Twenty years after watching LeBron James make his NBA debut from press row, our correspondent returns to watch the most hyped teenage prospect in a generation
In October 2003, I flew to Sacramento, California, to watch LeBron James play his first pro basketball game. Even at 18 his physical presence was incredibly impressive. I wrote at the time (for this paper) that most tall men look etiolated, like the normal amount of human material has been stretched too thin. LeBron by contrast looked like a statue of a normal person – not just taller, but substantially more solid. The scouting report suggested that his jump shot was still shaky, and I noticed him missing short in the pre-game warm-ups. There seemed to be a hitch in his stroke, a kind of hesitation; he leaned back a little on the release. Then the game started and this teenage kid playing with grown men swished his first three mid-range jumpers without any hesitation at all.
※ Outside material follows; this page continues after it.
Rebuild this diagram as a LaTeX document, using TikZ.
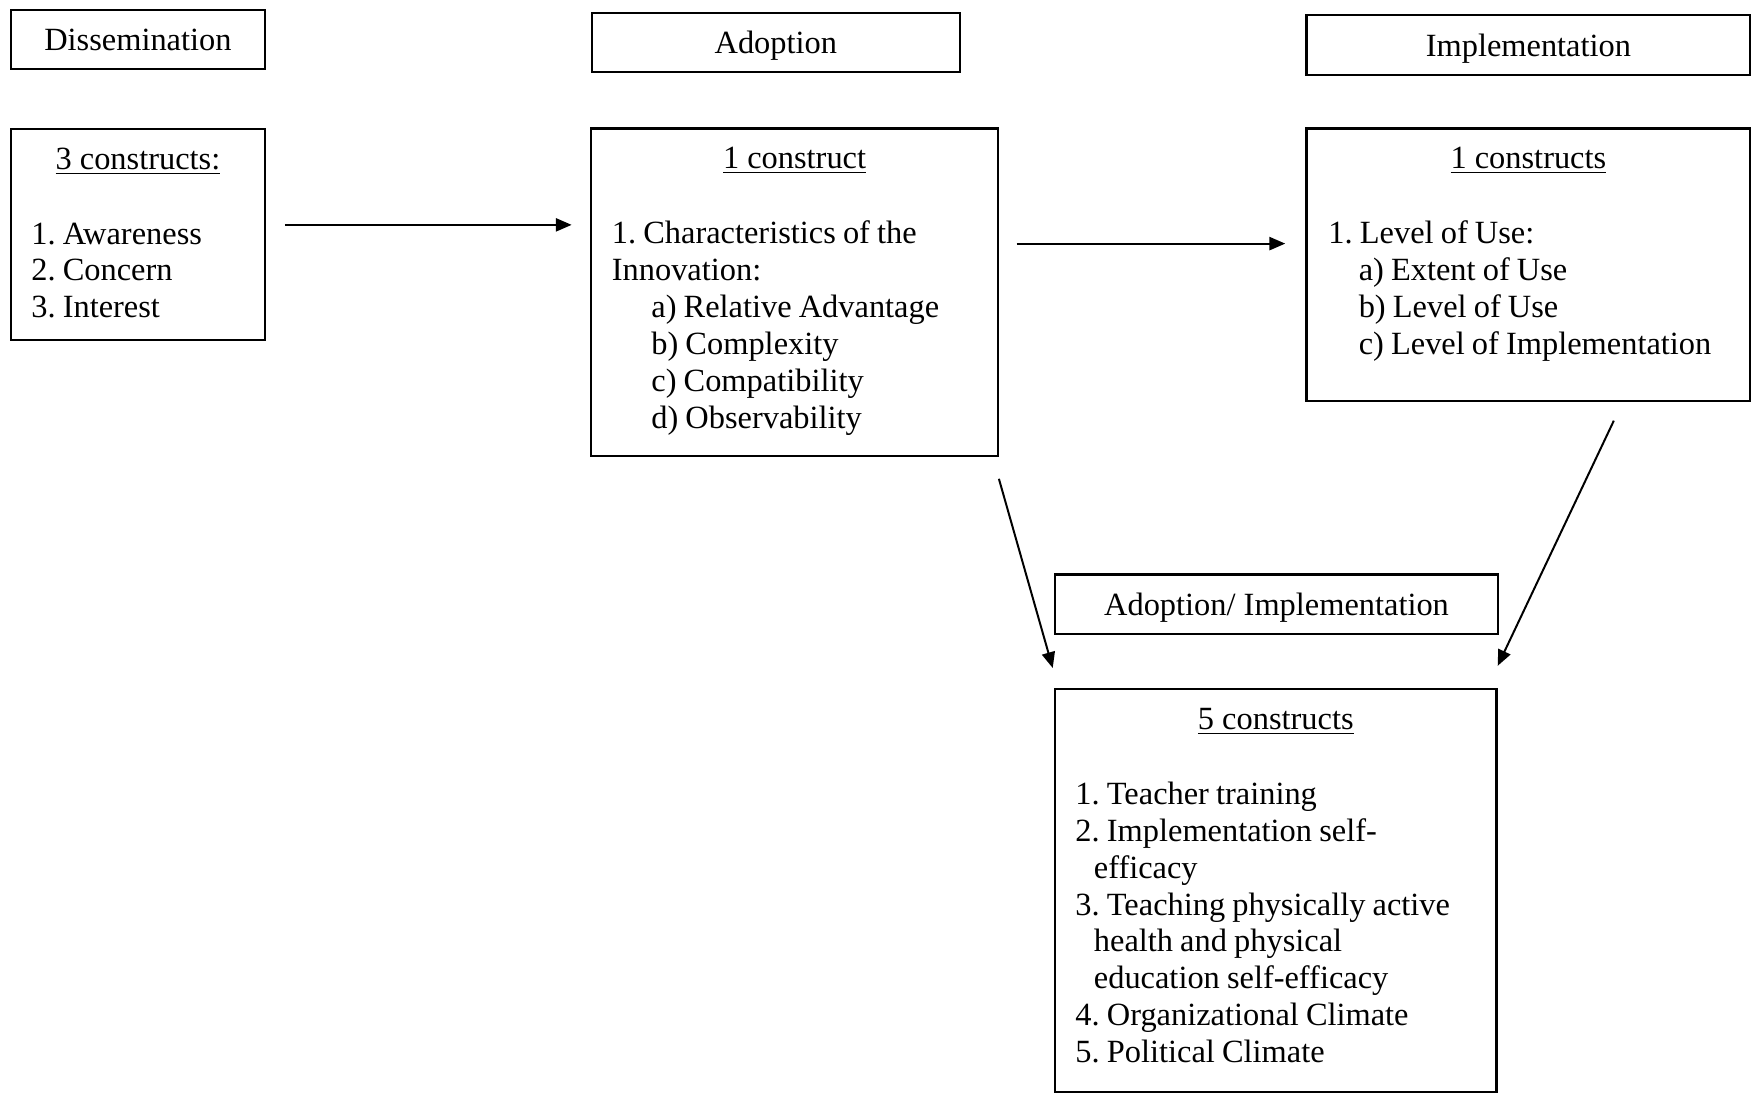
\documentclass[tikz,border=0pt]{standalone}
\usepackage{fontspec}
\setmainfont{Liberation Serif}
\usetikzlibrary{arrows.meta}
\frenchspacing

\begin{document}
\begin{tikzpicture}[every node/.style={font=\fontsize{12.3}{14}\selectfont},
	stage/.style={draw, line width=0.8pt, inner sep=0pt, minimum height=0.79cm, text depth=0pt},
	panel/.style={draw, line width=0.8pt, inner sep=0pt},
	head/.style={anchor=base, inner sep=0pt},
	items/.style={anchor=base west, align=left, inner sep=0pt, text width=#1,
		execute at begin node={\spaceskip=0.22em\relax}},
	flow/.style={-{Triangle[length=6pt,width=5pt]}, line width=0.75pt}]
	\useasboundingbox (0,0) rectangle (23.40,-14.58);
	\node[stage, minimum width=3.39cm] (dis) at (1.84,-0.53) {Dissemination};
	\node[stage, minimum width=4.91cm] (ado) at (10.35,-0.57) {Adoption};
	\node[stage, minimum width=5.92cm] (imp) at (20.39,-0.60) {Implementation};
	\node[stage, minimum width=5.92cm] (aimp) at (17.03,-8.06) {Adoption/ Implementation};
	\node[panel, minimum width=3.39cm, minimum height=2.82cm] (dbox) at (1.84,-3.13) {};
	\node[panel, minimum width=5.42cm, minimum height=4.37cm] (abox) at (10.60,-3.90) {};
	\node[panel, minimum width=5.92cm, minimum height=3.63cm] (ibox) at (20.39,-3.53) {};
	\node[panel, minimum width=5.89cm, minimum height=5.37cm] (aibox) at (17.02,-11.88) {};
	\node[head] (dtitle) at ([yshift=-0.55cm]dbox.north) {\underline{3 constructs:}};
	\node[head] (atitle) at ([yshift=-0.55cm]abox.north) {\underline{1 construct}};
	\node[head] (ititle) at ([yshift=-0.55cm]ibox.north) {\underline{1 constructs}};
	\node[head] (aititle) at ([yshift=-0.55cm]aibox.north) {\underline{5 constructs}};
	\node[items=3cm] (dlist) at ([shift={(0.28,-1.55)}]dbox.north west)
		{1. Awareness\\2. Concern\\3. Interest};
	\node[items=5cm] (alist) at ([shift={(0.28,-1.55)}]abox.north west)
		{1. Characteristics of the\\Innovation:\\\hspace*{15pt}a) Relative Advantage\\\hspace*{15pt}b) Complexity\\\hspace*{15pt}c) Compatibility\\\hspace*{15pt}d) Observability};
	\node[items=5.6cm] (ilist) at ([shift={(0.30,-1.55)}]ibox.north west)
		{1. Level of Use:\\\hspace*{11.5pt}a) Extent of Use\\\hspace*{11.5pt}b) Level of Use\\\hspace*{11.5pt}c) Level of Implementation};
	\node[items=5.5cm] (ailist) at ([shift={(0.28,-1.55)}]aibox.north west)
		{1. Teacher training\\2. Implementation self-\\\hspace*{7pt}efficacy\\3. Teaching physically active\\\hspace*{7pt}health and physical\\\hspace*{7pt}education self-efficacy\\4. Organizational Climate\\5. Political Climate};
	\coordinate (d2a) at ([yshift=0.13cm]dbox.east);
	\coordinate (a2i) at ([yshift=0.65cm]abox.east);
	\draw[flow, shorten <=0.25cm, shorten >=0.25cm] (d2a) -- (d2a -| abox.west);
	\draw[flow, shorten <=0.24cm, shorten >=0.27cm] (a2i) -- (a2i -| ibox.west);
	\draw[flow, shorten <=0.3cm, shorten >=0.28cm] ([xshift=-0.08cm]abox.south east) -- ([xshift=0.06cm]aibox.north west);
	\draw[flow, shorten <=0.28cm, shorten >=0.33cm] ([xshift=1.26cm]ibox.south) -- ([xshift=-0.14cm]aibox.north east);
\end{tikzpicture}
\end{document}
Twenty years later I flew to San Antonio, Texas, to watch the most hyped teenage prospect since … LeBron James, even while LeBron himself remains one of the handful of best players in the NBA. (It helps, as Michael Jordan once joked, to start “while [you’re] young”.) Victor Wembanyama is the etiolated kind of tall man. Even the way he runs reminds you of the kind of long-limbed lightfootedness that might not break the surface tension of a body of water. Tall basketball players sometimes fudge their heights – they pretend they’re shorter than they are. I’ve heard him listed everywhere between 7ft 3in and 7ft 5in. He’s 19 years old. He may still be growing.